The G8 summit in Germany on 6 to 8 June could be used for last-ditch talks, with the UN five - the UK, France, the US, Russia and China - all round the table and with Bush and Putin likely to hold their own bilateral. But some political sources in Serbia suggest Moscow and Belgrade are looking to delay any UN decision until autumn this year or early 2008, with Russia suggesting that Kosovo semi-autonomy would be acceptable to Serbia. In the meantime, a Russian-orchestrated UN fact-finding mission will between 25 and 28 April tour the region to see what lies behind Serbia's claim that tens of thousands of Serb refugees are still too afraid to go back to Kosovo. Kosovo prime minister and former ethnic Albanian guerilla Agim Ceku showed impatience with the Serb-Russian opposition this week, amid fears that radical Kosovo Albanians could turn to violence if made to wait too long. "Russia may demand new negotiations as much as it likes...but in the last few days of May, Kosovo will acquire independence," he said, Ria Novosti reports. Kosovo is home to 1.8 million ethnic Albanians and over 100,000 ethnic Serbs as well as Serb holy sites. But it has been under UN supervision since 1999, when NATO intervened to stop Serb attacks against the ethnic Albanian population.
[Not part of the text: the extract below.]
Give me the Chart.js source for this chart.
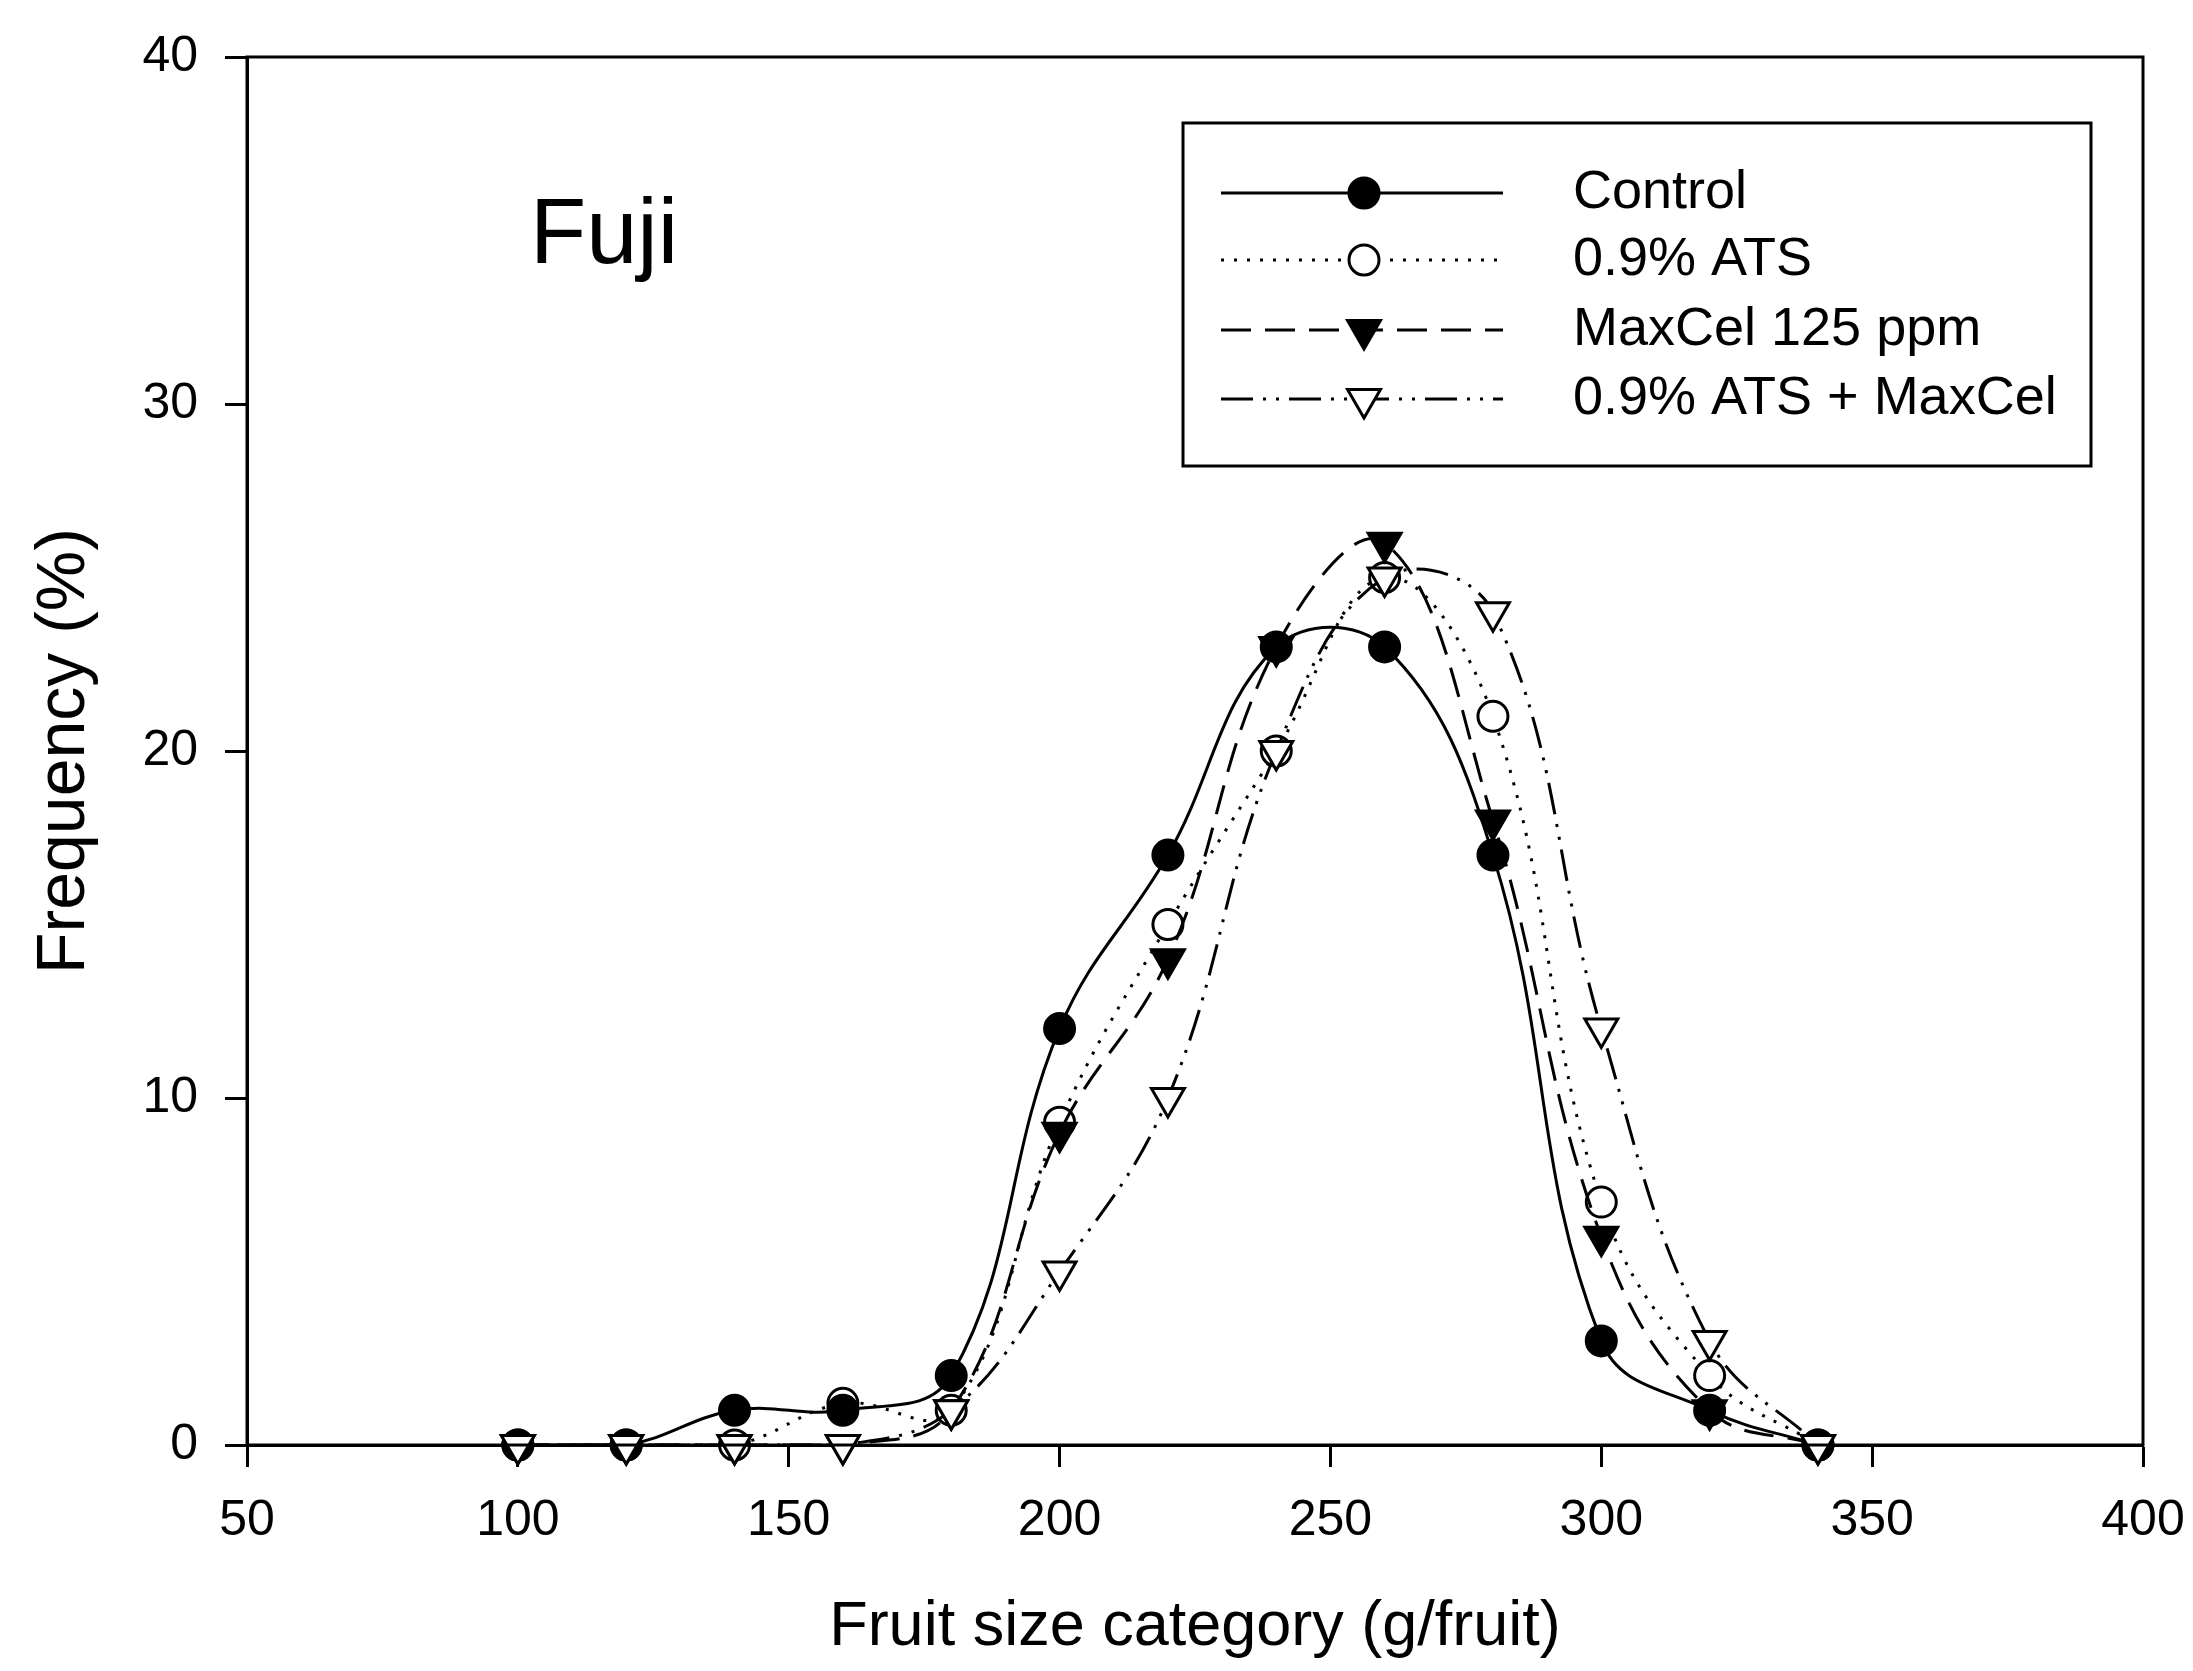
<!DOCTYPE html>
<html lang="en">
<head>
<meta charset="UTF-8">
<title>Fuji - fruit size distribution</title>
<script src="https://cdn.jsdelivr.net/npm/chart.js"></script>
<style>
  html, body { margin: 0; padding: 0; background: #fff; }
  #wrap { width: 2193px; height: 1671px; }
</style>
</head>
<body>
<div id="wrap"><canvas id="fujiChart" width="2193" height="1671"></canvas></div>
<script>
// fruit size categories (g/fruit) and frequency (%) per treatment
const sizeCategories = [100, 120, 140, 160, 180, 200, 220, 240, 260, 280, 300, 320, 340];
const control   = [0, 0, 1, 1, 2, 12, 17, 23, 23, 17, 3, 1, 0];
const ats       = [0, 0, 0, 1.2, 1, 9.3, 15, 20, 25, 21, 7, 2, 0];
const maxcel    = [0, 0, 0, 0, 1, 9, 14, 23, 26, 18, 6, 1, 0];
const atsMaxcel = [0, 0, 0, 0, 1, 5, 10, 20, 25, 24, 12, 3, 0];
const seriesNames = ['Control', '0.9% ATS', 'MaxCel 125 ppm', '0.9% ATS + MaxCel'];
const xTickValues = [50, 100, 150, 200, 250, 300, 350, 400];
const yTickValues = [0, 10, 20, 30, 40];

const FONT = '"Liberation Sans", Arial, sans-serif';
Chart.defaults.font.family = FONT;
Chart.defaults.color = '#000';

const toPoints = ys => sizeCategories.map((x, i) => ({ x: x, y: ys[i] }));

function series(label, ys, style, order) {
    return Object.assign({
        label: label,
        data: toPoints(ys),
        borderColor: '#000',
        borderWidth: 3,
        pointBorderColor: '#000',
        pointBorderWidth: 3,
        tension: 0.4,
        fill: false,
        clip: false,
        order: order
    }, style);
}

// order: lower number is drawn on top
const datasets = [
    series(seriesNames[0], control, { pointStyle: 'circle', pointRadius: 15, pointBackgroundColor: '#000', borderDash: [] }, 3),
    series(seriesNames[1], ats, { pointStyle: 'circle', pointRadius: 15, pointBackgroundColor: '#fff', borderDash: [3, 10] }, 4),
    series(seriesNames[2], maxcel, { pointStyle: 'triangle', pointRotation: 180, pointRadius: 19, pointBackgroundColor: '#000', borderDash: [30, 14] }, 2),
    series(seriesNames[3], atsMaxcel, { pointStyle: 'triangle', pointRotation: 180, pointRadius: 19, pointBackgroundColor: '#fff', borderDash: [32, 10, 3, 10, 3, 10] }, 1)
];

// frame, "Fuji" label and the boxed legend
const decorPlugin = {
    id: 'decor',
    afterDraw(chart) {
        const ctx = chart.ctx;
        const a = chart.chartArea;
        ctx.save();
        ctx.strokeStyle = '#000';
        ctx.lineWidth = 3;
        ctx.setLineDash([]);
        ctx.strokeRect(a.left, a.top, a.right - a.left, a.bottom - a.top);

        ctx.fillStyle = '#000';
        ctx.font = '92px ' + FONT;
        ctx.textBaseline = 'alphabetic';
        ctx.fillText('Fuji', 530, 263);

        // legend box
        ctx.fillStyle = '#fff';
        ctx.fillRect(1183, 123, 908, 343);
        ctx.strokeRect(1183, 123, 908, 343);
        const rows = [193, 260, 330, 399];
        chart.data.datasets.forEach((ds, i) => {
            const y = rows[i];
            ctx.lineWidth = 3;
            ctx.strokeStyle = '#000';
            ctx.setLineDash(ds.borderDash);
            ctx.beginPath();
            ctx.moveTo(1221, y);
            ctx.lineTo(1503, y);
            ctx.stroke();
            ctx.setLineDash([]);
            ctx.fillStyle = ds.pointBackgroundColor;
            Chart.helpers.drawPoint(ctx, {
                pointStyle: ds.pointStyle,
                rotation: ds.pointRotation || 0,
                radius: ds.pointRadius,
                borderWidth: 3
            }, 1364, y);
            ctx.fillStyle = '#000';
            ctx.font = '54px ' + FONT;
            ctx.textBaseline = 'middle';
            ctx.fillText(ds.label, 1573, y);
        });
        ctx.restore();
    }
};

new Chart(document.getElementById('fujiChart'), {
    type: 'line',
    data: { datasets: datasets },
    plugins: [decorPlugin],
    options: {
        responsive: false,
        animation: false,
        devicePixelRatio: 1,
        layout: { padding: { left: 0, top: 57, right: 50, bottom: 0 } },
        plugins: { legend: { display: false }, tooltip: { enabled: false } },
        scales: {
            x: {
                type: 'linear',
                min: 50,
                max: 400,
                afterBuildTicks: s => { s.ticks = xTickValues.map(v => ({ value: v })); },
                afterFit: s => { s.height = 226; s.paddingLeft = 0; s.paddingRight = 0; },
                grid: { drawOnChartArea: false, drawTicks: true, tickLength: 22, tickWidth: 3, tickColor: '#000' },
                border: { display: true, color: '#000', width: 3 },
                ticks: { color: '#000', font: { size: 50 }, padding: 24, maxRotation: 0, autoSkip: false },
                title: { display: true, text: 'Fruit size category (g/fruit)', color: '#000', font: { size: 63 }, padding: { top: 0, bottom: 6 } }
            },
            y: {
                min: 0,
                max: 40,
                afterBuildTicks: s => { s.ticks = yTickValues.map(v => ({ value: v })); },
                afterFit: s => { s.width = 247; s.paddingTop = 0; s.paddingBottom = 0; },
                grid: { drawOnChartArea: false, drawTicks: true, tickLength: 22, tickWidth: 3, tickColor: '#000' },
                border: { display: true, color: '#000', width: 3 },
                ticks: { color: '#000', font: { size: 50 }, padding: 27 },
                title: { display: true, text: 'Frequency (%)', color: '#000', font: { size: 68 }, padding: { top: 24, bottom: 0 } }
            }
        }
    }
});
</script>
</body>
</html>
The Titov veto statement comes after a prickly meeting between German foreign minister Frank-Walter Steinmeier and Russian foreign minister Sergei Lavrov in Luxembourg on Monday (23 April). Mr Steinmeier said the EU's "aim is to secure peace and stability" and acknowledged that "there are some differences on the assessment of the situation" between Moscow and Brussels. But with an EU splinter group including Slovakia, Romania, Greece, Spain, Italy and Cyprus recently voicing reservations on the Ahtisaari plan, Mr Steinmeier was unable to say the EU is united on the topic. "There should be no unilateral efforts to impose solutions because these Balkan nations need to live together," Russia's Mr Lavrov retorted, calling the Ahtisaari plan a "delayed-action land mine." The Russian also brushed off EU questions about police brutality and arrests of peaceful pro-democracy protesters in Moscow and St Petersburg one week ago. "I think it was Voltaire who said that freedom is following laws," he said.